■ **EXERCISE TASK**: Each line of the listing must be transcribed exactly, except for the images, which should be excluded.

** Start of PROVIDED DATA **

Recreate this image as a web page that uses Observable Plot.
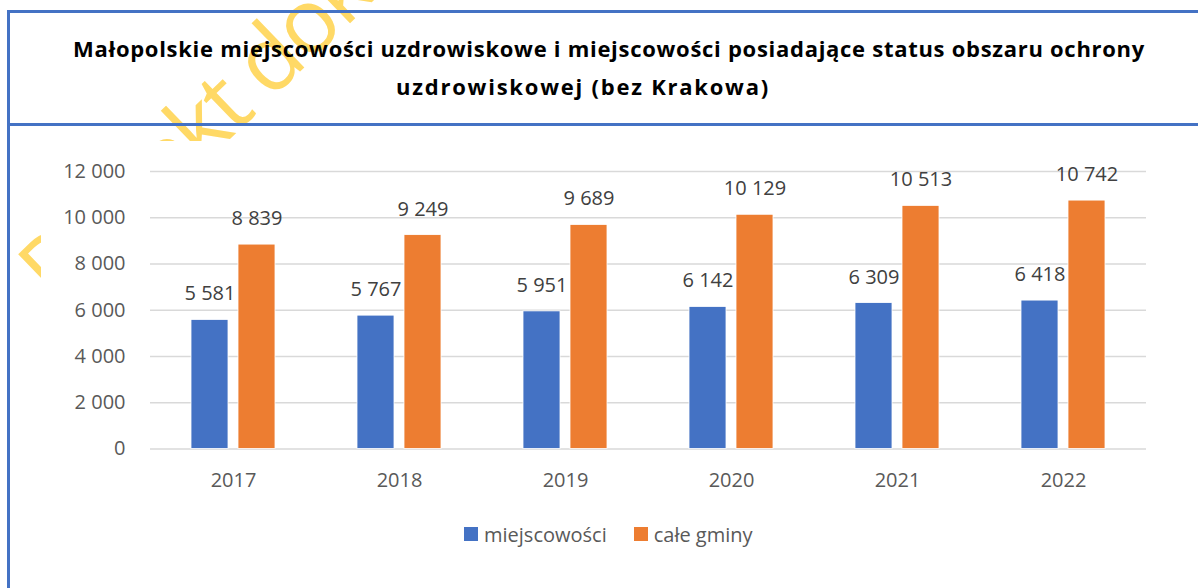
<!DOCTYPE html>
<html><head><meta charset="utf-8">
<script src="https://cdn.jsdelivr.net/npm/d3@7"></script>
<script src="https://cdn.jsdelivr.net/npm/@observablehq/plot@0.6"></script>
<style>
body{margin:0;width:1198px;height:588px;background:#fff;position:relative;overflow:hidden;font-family:"Open Sans",sans-serif;}
#wm{position:absolute;left:0;top:0;font-size:90px;line-height:1;letter-spacing:-3px;color:#FFD966;white-space:nowrap;transform-origin:0 0;transform:translate(1px,249px) rotate(-44deg);z-index:0}
#chart{position:absolute;left:41px;top:141px;z-index:1;background:#fff}
.title{position:absolute;width:1198px;text-align:center;font-weight:700;color:#000;z-index:2;white-space:nowrap;line-height:1}
.line{position:absolute;background:#4472C4;z-index:3}
#legend{position:absolute;left:464px;top:522px;height:24px;display:flex;align-items:center;z-index:2;font-size:20px;color:#595959}
.item{display:flex;align-items:center;margin-right:27px}
.sw{width:14px;height:14px;margin-right:6px}
</style></head>
<body>
<div id="wm">Projekt dokumentu</div>
<div class="line" style="left:7px;top:10px;width:3px;height:578px"></div>
<div class="line" style="left:7px;top:10px;width:1191px;height:3px"></div>
<div class="line" style="left:7px;top:123px;width:1191px;height:3px"></div>
<div class="title" id="t1" style="left:10px;top:36.5px"></div>
<div class="title" id="t2" style="left:-16px;top:74.5px"></div>
<div id="chart"></div>
<div id="legend"></div>
<script>
const titleLines = ["Małopolskie miejscowości uzdrowiskowe i miejscowości posiadające status obszaru ochrony", "uzdrowiskowej (bez Krakowa)"];
const years = ["2017","2018","2019","2020","2021","2022"];
const series = ["miejscowości","całe gminy"];
const miejscowosci = [5581,5767,5951,6142,6309,6418];
const caleGminy = [8839,9249,9689,10129,10513,10742];
const yTicks = [0,2000,4000,6000,8000,10000,12000];
const colors = ["#4472C4","#ED7D31"];

// title sizing: 22px bold, spacing tuned to the reference line widths
const ctx = document.createElement("canvas").getContext("2d");
ctx.font = "700 22px 'Open Sans'";
const targetW = [1072, 374];
["t1","t2"].forEach((id,i)=>{
  const el=document.getElementById(id);
  const w0 = ctx.measureText(titleLines[i]).width;
  el.textContent=titleLines[i]; el.style.fontSize="22px";
  el.style.letterSpacing=((targetW[i]-w0)/titleLines[i].length)+"px";
});

const data = years.flatMap((y,i)=>[
  {year:y, series:series[0], value:miejscowosci[i]},
  {year:y, series:series[1], value:caleGminy[i]}
]);
const fmt = d3.formatLocale({thousands:" ", grouping:[3], decimal:",", currency:["",""]}).format(",d");

const chart = Plot.plot({
  width:1157, height:370,
  marginLeft:107, marginRight:51, marginTop:30, marginBottom:62.5,
  style:{fontFamily:"'Open Sans', sans-serif", fontSize:"20px", color:"#595959", background:"transparent"},
  fx:{domain:years, padding:0, label:null, tickSize:0, tickPadding:24, axis:"bottom"},
  x:{domain:series, paddingInner:0.221, paddingOuter:0.863, axis:null},
  y:{domain:[0,12000], ticks:yTicks, tickFormat:fmt, label:null, tickSize:0, tickPadding:25},
  color:{domain:series, range:colors},
  marks:[
    Plot.gridY(yTicks,{stroke:"#d9d9d9", strokeOpacity:1, strokeWidth:1.5}),
    Plot.barY(data,{fx:"year", x:"series", y:"value", fill:"series", stroke:"#fff", strokeWidth:0.8}),
    Plot.text(data,{fx:"year", x:"series", y:"value", text:d=>fmt(d.value), dy:-26, fill:"#404040", fontSize:20, lineAnchor:"middle"})
  ]
});
document.getElementById("chart").appendChild(chart);

const legend = document.getElementById("legend");
series.forEach((s,i)=>{
  const it=document.createElement("div"); it.className="item";
  const sw=document.createElement("div"); sw.className="sw"; sw.style.background=colors[i];
  const tx=document.createElement("span"); tx.textContent=s;
  it.appendChild(sw); it.appendChild(tx); legend.appendChild(it);
});
</script>
</body></html>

** End of PROVIDED DATA **

■ **EXERCISE RESULT**:
Recreate this image as a web page that uses Observable Plot.
<!DOCTYPE html>
<html><head><meta charset="utf-8">
<script src="https://cdn.jsdelivr.net/npm/d3@7"></script>
<script src="https://cdn.jsdelivr.net/npm/@observablehq/plot@0.6"></script>
<style>
body{margin:0;width:1198px;height:588px;background:#fff;position:relative;overflow:hidden;font-family:"Open Sans",sans-serif;}
#wm{position:absolute;left:0;top:0;font-size:90px;line-height:1;letter-spacing:-3px;color:#FFD966;white-space:nowrap;transform-origin:0 0;transform:translate(1px,249px) rotate(-44deg);z-index:0}
#chart{position:absolute;left:41px;top:141px;z-index:1;background:#fff}
.title{position:absolute;width:1198px;text-align:center;font-weight:700;color:#000;z-index:2;white-space:nowrap;line-height:1}
.line{position:absolute;background:#4472C4;z-index:3}
#legend{position:absolute;left:464px;top:522px;height:24px;display:flex;align-items:center;z-index:2;font-size:20px;color:#595959}
.item{display:flex;align-items:center;margin-right:27px}
.sw{width:14px;height:14px;margin-right:6px}
</style></head>
<body>
<div id="wm">Projekt dokumentu</div>
<div class="line" style="left:7px;top:10px;width:3px;height:578px"></div>
<div class="line" style="left:7px;top:10px;width:1191px;height:3px"></div>
<div class="line" style="left:7px;top:123px;width:1191px;height:3px"></div>
<div class="title" id="t1" style="left:10px;top:36.5px"></div>
<div class="title" id="t2" style="left:-16px;top:74.5px"></div>
<div id="chart"></div>
<div id="legend"></div>
<script>
const titleLines = ["Małopolskie miejscowości uzdrowiskowe i miejscowości posiadające status obszaru ochrony", "uzdrowiskowej (bez Krakowa)"];
const years = ["2017","2018","2019","2020","2021","2022"];
const series = ["miejscowości","całe gminy"];
const miejscowosci = [5581,5767,5951,6142,6309,6418];
const caleGminy = [8839,9249,9689,10129,10513,10742];
const yTicks = [0,2000,4000,6000,8000,10000,12000];
const colors = ["#4472C4","#ED7D31"];

// title sizing: 22px bold, spacing tuned to the reference line widths
const ctx = document.createElement("canvas").getContext("2d");
ctx.font = "700 22px 'Open Sans'";
const targetW = [1072, 374];
["t1","t2"].forEach((id,i)=>{
  const el=document.getElementById(id);
  const w0 = ctx.measureText(titleLines[i]).width;
  el.textContent=titleLines[i]; el.style.fontSize="22px";
  el.style.letterSpacing=((targetW[i]-w0)/titleLines[i].length)+"px";
});

const data = years.flatMap((y,i)=>[
  {year:y, series:series[0], value:miejscowosci[i]},
  {year:y, series:series[1], value:caleGminy[i]}
]);
const fmt = d3.formatLocale({thousands:" ", grouping:[3], decimal:",", currency:["",""]}).format(",d");

const chart = Plot.plot({
  width:1157, height:370,
  marginLeft:107, marginRight:51, marginTop:30, marginBottom:62.5,
  style:{fontFamily:"'Open Sans', sans-serif", fontSize:"20px", color:"#595959", background:"transparent"},
  fx:{domain:years, padding:0, label:null, tickSize:0, tickPadding:24, axis:"bottom"},
  x:{domain:series, paddingInner:0.221, paddingOuter:0.863, axis:null},
  y:{domain:[0,12000], ticks:yTicks, tickFormat:fmt, label:null, tickSize:0, tickPadding:25},
  color:{domain:series, range:colors},
  marks:[
    Plot.gridY(yTicks,{stroke:"#d9d9d9", strokeOpacity:1, strokeWidth:1.5}),
    Plot.barY(data,{fx:"year", x:"series", y:"value", fill:"series", stroke:"#fff", strokeWidth:0.8}),
    Plot.text(data,{fx:"year", x:"series", y:"value", text:d=>fmt(d.value), dy:-26, fill:"#404040", fontSize:20, lineAnchor:"middle"})
  ]
});
document.getElementById("chart").appendChild(chart);

const legend = document.getElementById("legend");
series.forEach((s,i)=>{
  const it=document.createElement("div"); it.className="item";
  const sw=document.createElement("div"); sw.className="sw"; sw.style.background=colors[i];
  const tx=document.createElement("span"); tx.textContent=s;
  it.appendChild(sw); it.appendChild(tx); legend.appendChild(it);
});
</script>
</body></html>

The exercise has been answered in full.